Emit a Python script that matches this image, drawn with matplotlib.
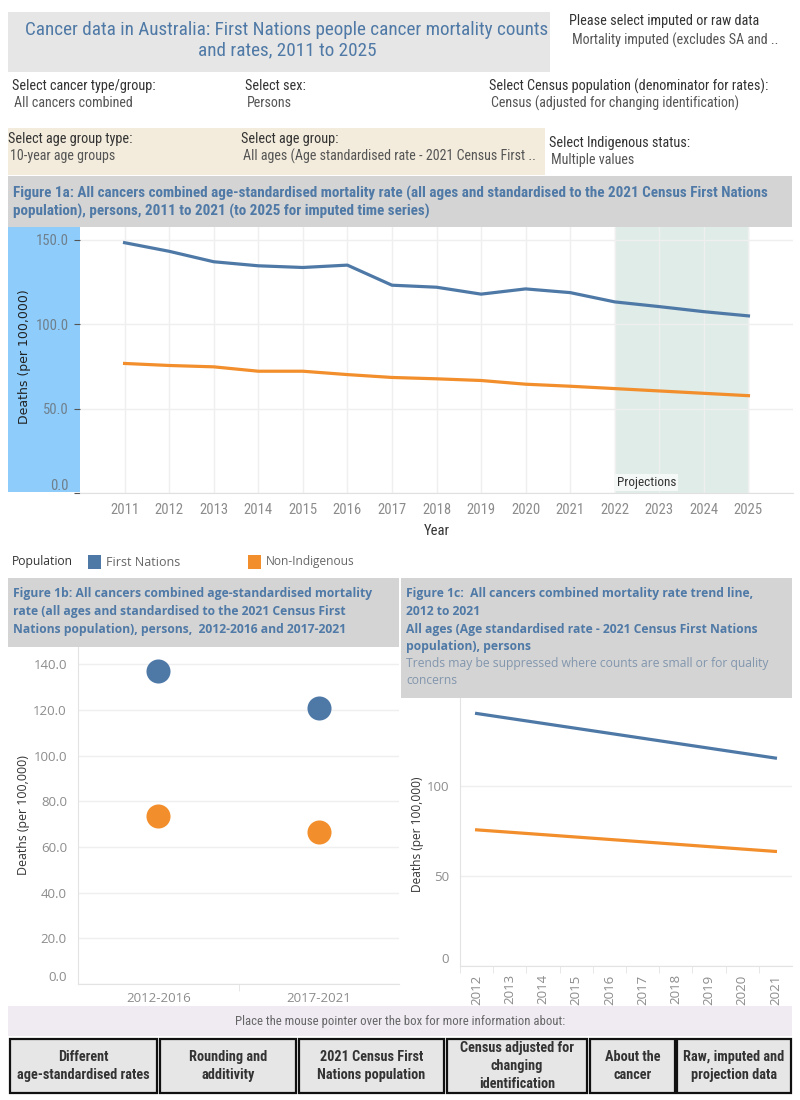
import matplotlib
matplotlib.use("Agg")
import matplotlib.pyplot as plt
from matplotlib.patches import Rectangle

# Figure 1a: age-standardised mortality rate by year
years = [2011, 2012, 2013, 2014, 2015, 2016, 2017, 2018, 2019, 2020, 2021, 2022, 2023, 2024, 2025]
first_nations = [148.4, 143.3, 137.1, 134.7, 133.7, 135.1, 123.2, 122.0, 117.9, 121.0, 118.8, 113.3, 110.5, 107.5, 105.0]
non_indigenous = [76.8, 75.6, 74.8, 72.2, 72.2, 70.2, 68.5, 67.7, 66.7, 64.5, 63.3, 61.9, 60.5, 59.1, 57.7]
projection_start, projection_end = 2022, 2025

# Figure 1b: five-year periods
periods = ["2012-2016", "2017-2021"]
period_first_nations = [136.9, 120.9]
period_non_indigenous = [73.6, 66.6]

# Figure 1c: trend lines (end points)
trend_years = [2012, 2021]
trend_first_nations = [140.4, 115.6]
trend_non_indigenous = [75.7, 63.7]
trend_ticks = list(range(2012, 2022))

buttons = ["Different\nage-standardised rates", "Rounding and\nadditivity",
           "2021 Census First\nNations population", "Census adjusted for\nchanging\nidentification",
           "About the\ncancer", "Raw, imputed and\nprojection data"]

BLUE = "#4e79a7"
ORANGE = "#f28e2b"
HEAD = "#4f79a6"
TICK = "#8c8c8c"
GRID = "#efefef"
DARK = "#333333"
NARROW = ["Roboto Condensed", "Lato", "DejaVu Sans"]
SANS = ["Open Sans", "DejaVu Sans"]

W, H = 800, 1100
fig = plt.figure(figsize=(8, 11), dpi=100)
renderer = fig.canvas.get_renderer()


def fx(x):
    return x / W


def fy(y):
    return 1 - y / H


def box(x0, y0, x1, y1, color, **kw):
    fig.patches.append(Rectangle((fx(x0), fy(y1)), (x1 - x0) / W, (y1 - y0) / H,
                                 transform=fig.transFigure, facecolor=color, zorder=-1, **kw))


def txt(x, y, s, size=9, color=DARK, family=NARROW, w=None, **kw):
    # w: width in pixels the text should span in the reference
    kw.setdefault("va", "center")
    t = fig.text(fx(x), fy(y), s, fontsize=size, color=color, family=family, **kw)
    if w:
        bb = t.get_window_extent(renderer)
        span = bb.height if kw.get("rotation") == 90 else bb.width
        t.set_fontsize(size * w / span)
    return t


def add_axes(x0, y0, x1, y1):
    return fig.add_axes([fx(x0), fy(y1), (x1 - x0) / W, (y1 - y0) / H])


def lift_zero(a):
    # Tableau draws the bottom "0" label just above the axis line
    a.get_yticklabels()[0].set_verticalalignment("bottom")


# ---- header / filters ----
box(8, 12, 550, 72, "#e6e6e6")
t = txt(287, 30, "Cancer data in Australia: First Nations people cancer mortality counts",
        size=12, color=HEAD, ha="center", w=523)
txt(287, 50, "and rates, 2011 to 2025", size=t.get_fontsize(), color=HEAD, ha="center")
lab = txt(569, 21, "Please select imputed or raw data", size=9.5, w=191).get_fontsize()
val = txt(572, 40, "Mortality imputed (excludes SA and ..", size=9.5, color="#555555", w=208).get_fontsize()

txt(12, 86, "Select cancer type/group:", size=lab)
txt(14, 103, "All cancers combined", size=val, color="#555555")
txt(245, 86, "Select sex:", size=lab)
txt(247, 103, "Persons", size=val, color="#555555")
txt(489, 86, "Select Census population (denominator for rates):", size=lab)
txt(491, 103, "Census (adjusted for changing identification)", size=val, color="#555555")

box(8, 128, 545, 175, "#f3ecdc")
txt(8, 139, "Select age group type:", size=lab)
txt(10, 156, "10-year age groups", size=val, color="#555555")
txt(241, 139, "Select age group:", size=lab)
txt(243, 156, "All ages (Age standardised rate - 2021 Census First ..", size=val, color="#555555")
txt(549, 143, "Select Indigenous status:", size=lab)
txt(551, 160, "Multiple values", size=val, color="#555555")

# ---- Figure 1a ----
box(8, 176, 792, 227, "#d4d4d4")
hs = txt(13, 193, "Figure 1a: All cancers combined age-standardised mortality rate (all ages and standardised to the 2021 Census First Nations",
         size=10, color=HEAD, weight="bold", w=758).get_fontsize()
txt(13, 211, "population), persons, 2011 to 2021 (to 2025 for imputed time series)",
    size=hs, color=HEAD, weight="bold")
box(8, 227, 80, 492, "#8ecdfb")

ax = add_axes(80, 227, 793, 493)
ax.set_facecolor("none")
ax.axvspan(projection_start, projection_end, color="#dfece8", zorder=0.5)
ax.plot(years, first_nations, color=BLUE, lw=2.3, zorder=3)
ax.plot(years, non_indigenous, color=ORANGE, lw=2.3, zorder=3)
ax.set_xlim(2010, 2026)
ax.set_ylim(0, 157.7)
ax.set_yticks([0, 50, 100, 150])
ax.set_yticklabels(["0.0", "50.0", "100.0", "150.0"])
ax.set_xticks(years)
ax.set_xticklabels([str(y) for y in years])
ax.grid(True, color=GRID, lw=1, zorder=0)
ax.set_axisbelow(True)
for s in ["top", "right", "left"]:
    ax.spines[s].set_visible(False)
ax.spines["bottom"].set_color("#e0e0e0")
ax.tick_params(axis="y", length=4, color="#555555", labelcolor="#6f7f8c", labelsize=10.5, pad=4)
ax.tick_params(axis="x", length=0, labelcolor=TICK, labelsize=10.5, pad=7)
for lb in ax.get_xticklabels() + ax.get_yticklabels():
    lb.set_family(NARROW)
lift_zero(ax)
ax.set_xlabel("Year", fontsize=10.5, color=DARK, family=NARROW, labelpad=5)
ax.text(projection_start + 0.05, 2.5, "Projections", fontsize=9.5, color=DARK, family=NARROW,
        va="bottom", ha="left", bbox=dict(facecolor="#f4f8f7", edgecolor="none", pad=1.5), zorder=4)
txt(25, 357, "Deaths (per 100,000)", size=9, family=["DejaVu Sans"], rotation=90, ha="center",
    color="#222222")

# ---- legend ----
txt(12, 562, "Population", size=9.5, family=SANS, w=62)
box(88, 555, 101, 569, BLUE)
txt(106, 562, "First Nations", size=9.5, family=SANS, color="#666666", w=74)
box(248, 555, 261, 569, ORANGE)
txt(266, 562, "Non-Indigenous", size=9.5, family=SANS, color="#666666", w=89)

# ---- Figure 1b ----
box(8, 578, 399, 647, "#d4d4d4")
hb = txt(13, 594, "Figure 1b: All cancers combined age-standardised mortality", size=9.5,
         color=HEAD, family=SANS, weight="bold", w=362).get_fontsize()
for i, line in enumerate(["rate (all ages and standardised to the 2021 Census First",
                          "Nations population), persons,  2012-2016 and 2017-2021"]):
    txt(13, 611.5 + i * 17.5, line, size=hb, color=HEAD, family=SANS, weight="bold")

ax_b = add_axes(78, 647, 399, 984)
xpos = range(len(periods))
ax_b.scatter(xpos, period_first_nations, s=300, color=BLUE, zorder=3, linewidths=0)
ax_b.scatter(xpos, period_non_indigenous, s=300, color=ORANGE, zorder=3, linewidths=0)
ax_b.set_xlim(-0.5, 1.5)
ax_b.set_ylim(0, 147.6)
ax_b.set_yticks(range(0, 141, 20))
ax_b.set_yticklabels([f"{v:.1f}" for v in range(0, 141, 20)])
ax_b.set_xticks(list(xpos))
ax_b.set_xticklabels(periods)
ax_b.set_xticks([0.5], minor=True)
ax_b.grid(True, axis="y", color=GRID, lw=1)
ax_b.set_axisbelow(True)
for s in ["top", "right"]:
    ax_b.spines[s].set_visible(False)
ax_b.spines["left"].set_color("#e3e3e3")
ax_b.spines["bottom"].set_color("#e3e3e3")
ax_b.tick_params(axis="y", length=0, labelcolor=TICK, labelsize=9.5, pad=8)
ax_b.tick_params(axis="x", which="major", length=0, labelcolor=TICK, labelsize=9.5, pad=6)
ax_b.tick_params(axis="x", which="minor", length=5, color="#e3e3e3")
for lb in ax_b.get_xticklabels() + ax_b.get_yticklabels():
    lb.set_family(SANS)
lift_zero(ax_b)
txt(24, 815, "Deaths (per 100,000)", size=9.5, family=SANS, rotation=90, ha="center", w=120)

# ---- Figure 1c ----
box(401, 578, 792, 698, "#d4d4d4")
for i, line in enumerate(["Figure 1c:  All cancers combined mortality rate trend line,",
                          "2012 to 2021",
                          "All ages (Age standardised rate - 2021 Census First Nations",
                          "population), persons"]):
    txt(406, 594 + i * 17.5, line, size=hb, color=HEAD, family=SANS, weight="bold")
txt(406, 663, "Trends may be suppressed where counts are small or for quality", size=hb,
    color="#8296ad", family=SANS)
txt(406, 680, "concerns", size=hb, color="#8296ad", family=SANS)

ax_c = add_axes(460, 698, 792, 966)
ax_c.plot(trend_years, trend_first_nations, color=BLUE, lw=2.3, zorder=3)
ax_c.plot(trend_years, trend_non_indigenous, color=ORANGE, lw=2.3, zorder=3)
ax_c.set_xlim(2011.5, 2021.5)
ax_c.set_ylim(0, 149)
ax_c.set_yticks([0, 50, 100])
ax_c.set_xticks(trend_ticks)
ax_c.set_xticklabels([str(y) for y in trend_ticks], rotation=90)
ax_c.set_xticks([y + 0.5 for y in trend_ticks[:-1]] + [2011.5], minor=True)
ax_c.grid(True, axis="y", color=GRID, lw=1)
ax_c.set_axisbelow(True)
for s in ["top", "right"]:
    ax_c.spines[s].set_visible(False)
ax_c.spines["left"].set_color("#e3e3e3")
ax_c.spines["bottom"].set_color("#e3e3e3")
ax_c.tick_params(axis="y", length=0, labelcolor=TICK, labelsize=9.5, pad=8)
ax_c.tick_params(axis="x", which="major", length=0, labelcolor=TICK, labelsize=9.5, pad=6)
ax_c.tick_params(axis="x", which="minor", length=5, color="#e3e3e3")
for lb in ax_c.get_xticklabels() + ax_c.get_yticklabels():
    lb.set_family(SANS)
lift_zero(ax_c)
txt(418, 834, "Deaths (per 100,000)", size=9.5, family=SANS, rotation=90, ha="center", w=116)

# ---- footer buttons ----
box(8, 1006, 792, 1036, "#f0ebf3")
txt(400, 1022, "Place the mouse pointer over the box for more information about:", size=8.5,
    color="#666666", ha="center", w=326)
edges = [(10, 157), (160, 296), (299, 444), (447, 587), (590, 675), (677, 791)]
bs = None
for (x0, x1), label in zip(edges, buttons):
    box(x0, 1039, x1, 1093, "#e6e6e6", edgecolor="#111111", linewidth=1.6)
    t = txt((x0 + x1) / 2, 1066, label, size=bs or 9.5, color=DARK, ha="center", weight="bold",
            linespacing=1.35, w=None if bs else 133)
    bs = t.get_fontsize()

fig.savefig("out.png", dpi=100)
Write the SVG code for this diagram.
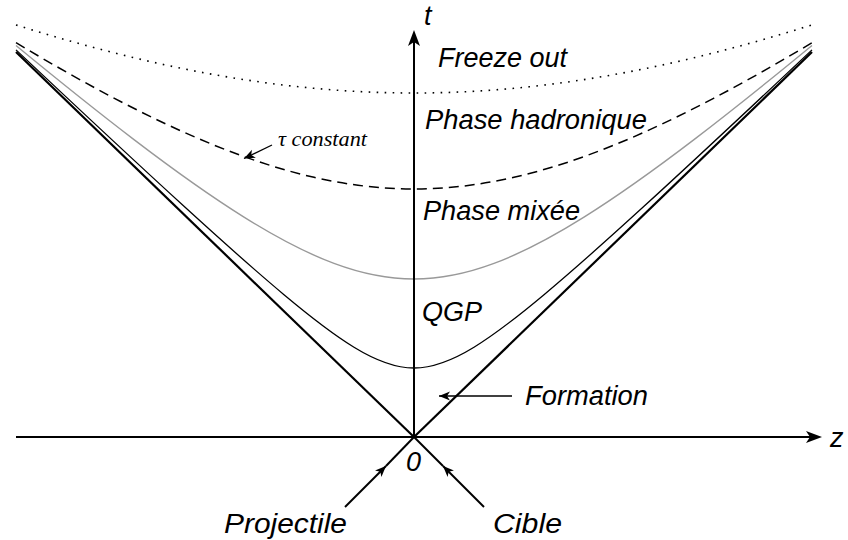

#### Set exercise
From the top of the listing above, repeat each line exactly until you reach the line containing "from matplotlib.patches import Rectangle", and repeat that one too. Leave the pictures out.

#### Task response
Emit a Python script that matches this image, drawn with matplotlib.
import matplotlib
matplotlib.use("Agg")
import matplotlib.pyplot as plt
from matplotlib.patches import Rectangle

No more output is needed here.